The UK’s response to new security laws in Hong Kong and the decision to offer a route to citizenship for almost three million Hongkongers has been met frostily by China. Last week, China said it will take counter-measures against the UK should it grant residency to Hongkongers, promising that the UK would “bear all consequences”. Yesterday, China’s ambassador to the UK, Liu Xiaoming, warned over British ‘interference’.
Bilateral trade between the UK and China is worth $95bn. (2019). A 5.4% increase on 2018 and an annualised growth rate of 1.6% increase from 2015. According to the Global Investment Tracker, China’s recorded investments in the UK have been around $87.2bn over the last 15 years, mostly in energy, real estate and finance.
The UK’s biggest exports to China (2019 figures) in USD are:
- Precious metals ($8.7bn)
- Oil and gas ($5.8bn
- Cars and automotives ($3.8bn)
- Machinery and components ($2.3bn)
- Optical and medical equipment ($1.2bn)
- Pharma ($1.96bn)
- Electrical products ($927m)
- Copper/copper products ($396m)
- Plastics ($344m)
- Whisky ($264m)
Rebecca Harding, CEO, Coriolis Technologies says:
“Within five years, we’ve moved from a golden era of Sino-British relations to a significant deterioration that may have an economic and jobs impact in the UK. The language used by China’s Ambassador to the UK, spoke of ‘damage, punish and enemies’. If things do continue upon this trajectory, then there may be ramifications for UK trade.

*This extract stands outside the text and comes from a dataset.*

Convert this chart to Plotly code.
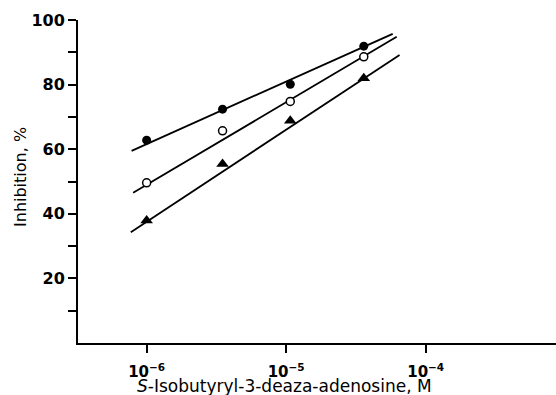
import plotly.graph_objects as go

# Data
conc_filled = [1.0e-6, 3.5e-6, 1.07e-5, 3.6e-5]
inh_filled = [62.8, 72.4, 80.1, 91.9]
conc_open = [1.0e-6, 3.5e-6, 1.07e-5, 3.6e-5]
inh_open = [49.6, 65.7, 74.8, 88.6]
conc_tri = [1.0e-6, 3.5e-6, 1.07e-5, 3.6e-5]
inh_tri = [37.9, 55.4, 68.8, 82.0]

# fitted line endpoints
fit_filled_x = [7.8e-7, 5.8e-5]
fit_filled_y = [59.5, 95.7]
fit_open_x = [8.0e-7, 6.2e-5]
fit_open_y = [46.5, 94.8]
fit_tri_x = [7.7e-7, 6.5e-5]
fit_tri_y = [34.3, 89.2]

x_tickvals = [1e-6, 1e-5, 1e-4]
x_ticktext = ["10<sup>−6</sup>", "10<sup>−5</sup>", "10<sup>−4</sup>"]
y_tickvals = [20, 40, 60, 80, 100]
y_minor_tickvals = [10, 30, 50, 70, 90]

FONT = "DejaVu Sans, Verdana, sans-serif"

fig = go.Figure()
line_style = dict(color="black", width=1.8)
for fx, fy in [(fit_filled_x, fit_filled_y), (fit_open_x, fit_open_y), (fit_tri_x, fit_tri_y)]:
    fig.add_trace(go.Scatter(x=fx, y=fy, mode="lines", line=line_style,
                             showlegend=False, hoverinfo="skip"))

fig.add_trace(go.Scatter(x=conc_filled, y=inh_filled, mode="markers",
                         marker=dict(symbol="circle", size=9, color="black"),
                         showlegend=False))
fig.add_trace(go.Scatter(x=conc_open, y=inh_open, mode="markers",
                         marker=dict(symbol="circle", size=8, color="white",
                                     line=dict(color="black", width=1.5)),
                         showlegend=False))
fig.add_trace(go.Scatter(x=conc_tri, y=inh_tri, mode="markers",
                         marker=dict(symbol="triangle-up", size=11, color="black"),
                         showlegend=False))

fig.update_layout(
    width=556, height=395,
    margin=dict(l=78, r=0, t=20, b=52),
    paper_bgcolor="white", plot_bgcolor="white",
    font=dict(family=FONT, color="black"),
    showlegend=False,
    annotations=[
        dict(text="<i>S</i>-Isobutyryl-3-deaza-adenosine, M",
             xref="paper", yref="paper", x=0.431, y=0, yshift=-43,
             xanchor="center", yanchor="middle", showarrow=False,
             font=dict(family=FONT, size=17, color="black")),
        dict(text="Inhibition, %",
             xref="paper", yref="paper", x=0, xshift=-57, y=0.514,
             xanchor="center", yanchor="middle", textangle=-90, showarrow=False,
             font=dict(family=FONT, size=16, color="black")),
    ],
)
fig.update_xaxes(
    type="log", range=[-6.492, -3.066],
    showline=True, linecolor="black", linewidth=2,
    showgrid=False, zeroline=False,
    ticks="outside", ticklen=8, tickwidth=1.5, tickcolor="black",
    tickvals=x_tickvals, ticktext=x_ticktext,
    ticklabelstandoff=6,
    tickfont=dict(size=15, family=FONT, weight="bold"),
)
fig.update_yaxes(
    range=[0, 100],
    showline=True, linecolor="black", linewidth=2,
    showgrid=False, zeroline=False,
    ticks="outside", ticklen=8, tickwidth=1.5, tickcolor="black",
    tickvals=y_tickvals,
    tickfont=dict(size=16, family=FONT, weight="bold"),
    minor=dict(tickvals=y_minor_tickvals, ticks="outside", ticklen=8,
               tickwidth=1.5, tickcolor="black", showgrid=False),
)

fig.write_html("out.html", config={"displayModeBar": False},
               post_script="document.body.style.margin='0';document.body.style.overflow='hidden';")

“Car exports have been significant in the past ten years. Between 2012 and 2015 alone, growth went from near zero to over 25%. China loves the Mini in particular. While it isn’t the biggest sector, Scottish Whisky is a sensitive export too. It has been growing at an annualised rate of over 30% for the last five years. It may be unlikely that China would apply direct tariffs, it may send a message to Scottish distillers and US bourbon makers, if the Chinese begin to buy Japanese varieties instead.”
“There is a lot riding on this, most notably Huawei and various UK nuclear energy programmes. What may go under the radar are smaller companies that form parts of longer supply chains that could bear the front of a new era of frosty relations.”